3.When the representative is an assembly, but only a part of it, then it is called aristocracy.

Hobbes ardently favors monarchical form of Government. There must be an important monarch to serve the end for which the state is established. But a monarch without absolute power will utterly be failed for the attainment of his ideals. That is why; Hobbes is ranked as one of the great champions of absolute sovereignty.

Hobbes gives a perfect and most satisfactory theory of sovereignty which is all powerful authority within the state. It is absolute, unlimited, non-transferable and irrevocable. Hobbes excelled Machiavelli’s Prince, an evil genius in exalting political authority. Machiavelli had made politics independent of religion but Hobbes set politics above religion and ethics. The powers vested in sovereignty must be absolute, unlimited and all powerful.

Criticism

The political theory of Thomas Hobbes has been bitterly criticized on different grounds ever since this day.

1.The whole conception of social contract and an organized society resulting from it is unhistorical. There are no examples in history when Hobbes’s men gathered together and signed a contract for the formation of a civil society.

2.Hobbes portrays a dismal picture of the state of nature, which is far from satisfactory. He paints a darker side and completely ignores a brighter side of human nature.

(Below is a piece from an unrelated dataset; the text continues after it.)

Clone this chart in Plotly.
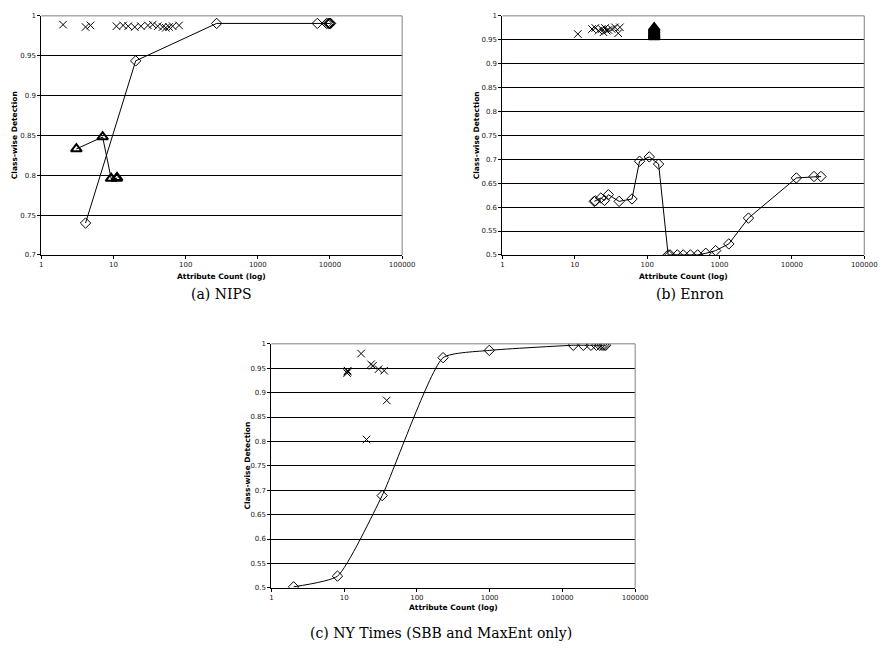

His picture reflects the evils of his man. He declares man selfish, solitary and brutish. But human nature has two essential aspects, good and bad. He always speaks of the badness of human nature.

3.Hobbes was of the view that the state of nature is a state of war, the war of all against all, in which the cardinal virtues are force and fraud. How could such a man go against his own nature and suddenly enter a “state not of war, but of peace, not of force and fraud but of right and justice.”

4.Hobbes says that there were no laws in the state of nature. This is baseless.

5.Hobbes’s sovereign appears to be the representative of the people, who follows public opinion and looks after public welfare. This is the only one aspect in which Hobbes has recognized the limitations of his Leviathan.

6.Hobbes did not foresee the distinction between the Government and the state. While the Government of a state might be replaced with another because of its corruption or inefficiency, the state as a reality remains intact and does not sink into lawless condition.

7.Hobbes appears to be a mixture of anarchy and absolutism. The only remedy to control of good behavior of men was the coercive power of the sovereign.

8.The Hobbesian system condemns the state for purely negative functions. It is sole function in the preservation of life and maintenance of order.

9.The civil society created by Hobbes is not much of a society. It is like a flock of cattle driven by the omnipotent Leviathan who sums up in himself the life of all and who is a universal regulator of thoughts and actions of all.

Hobbes was a materialist and rationalist to the core of his heart. His political philosophy indicated the absolute sovereignty of whatever Government happened to be in power. He bade people render unto Caesar and unto God whatever Caesar commanded. His state absorbed the will of all its members in matters secular and spiritual and it was wrong to will or act against it.